Se la priorità sarà quella di sostenere le politiche sociali, l'incremento di risorse dovrà perseguire due obiettivi. Uno consiste nell'evitare che la situazione peggiori, invertendo il trend di riduzione degli interventi rivolti a tutti i destinatari (anziani, persone disabili e altri). L'altro è iniziare a colmare i ritardi strutturali laddove oggi sono più pesanti, avviando una tra le molte riforme nazionali mancanti. L'attenzione degli addetti ai lavori e del Governo - come più volte ripetuto da Letta e Giovannini - è concentrata in questa fase storica verso la povertà, che vede sempre più famiglie chiedere aiuto senza ottenere risposte. È da qui, dunque, che si può partire.

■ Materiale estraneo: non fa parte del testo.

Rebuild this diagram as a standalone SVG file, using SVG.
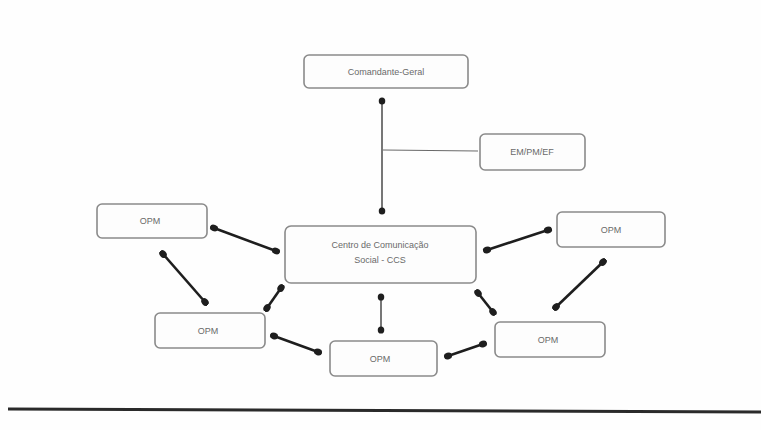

Interventi non più parcellizzati
Negli ultimi anni ci si è mossi con interventi parcellizzati e temporanei - la Social card, la Nuova social card e la Carta per l'inclusione sociale - senza un progetto riformatore. Ora dovrebbero tutti confluire, invece, in un più ampio Piano nazionale contro la povertà, che introduca gradualmente - in un triennio - il diritto di ogni persona in povertà assoluta a quella misura nazionale che in Europa è patrimonio condiviso da tempo. Si tratta di un contributo monetario accompagnato dall'erogazione dei servizi - sociali, educativi, per l'impiego - utili a costruire nuove competenze e a organizzare diversamente la propria esistenza. Partendo dalle persone in povertà più acuta, si dovrebbe ampliare progressivamente l'utenza fino a raggiungere tutta la popolazione target; il Piano dovrebbe specificare i passaggi previsti in ogni annualità. Lo Stato stanzia le risorse, definisce le regole fondamentali, indica con chiarezza i passi da compiere nel tempo e così crea le condizioni affinchè, nei territori, enti locali e Terzo settore possano costruire un migliore welfare locale. Tutti gli esperti ritengono che questa sia l'unica strada per cambiare.
Assecondare la progressiva rinuncia alla responsabilità pubblica verso i più deboli oppure spendersi per un futuro diverso: non ci sono alternative, il Governo Letta deve decidere da che parte stare. Vale la pena di appassionarsi al dibattito sulla legge di stabilità.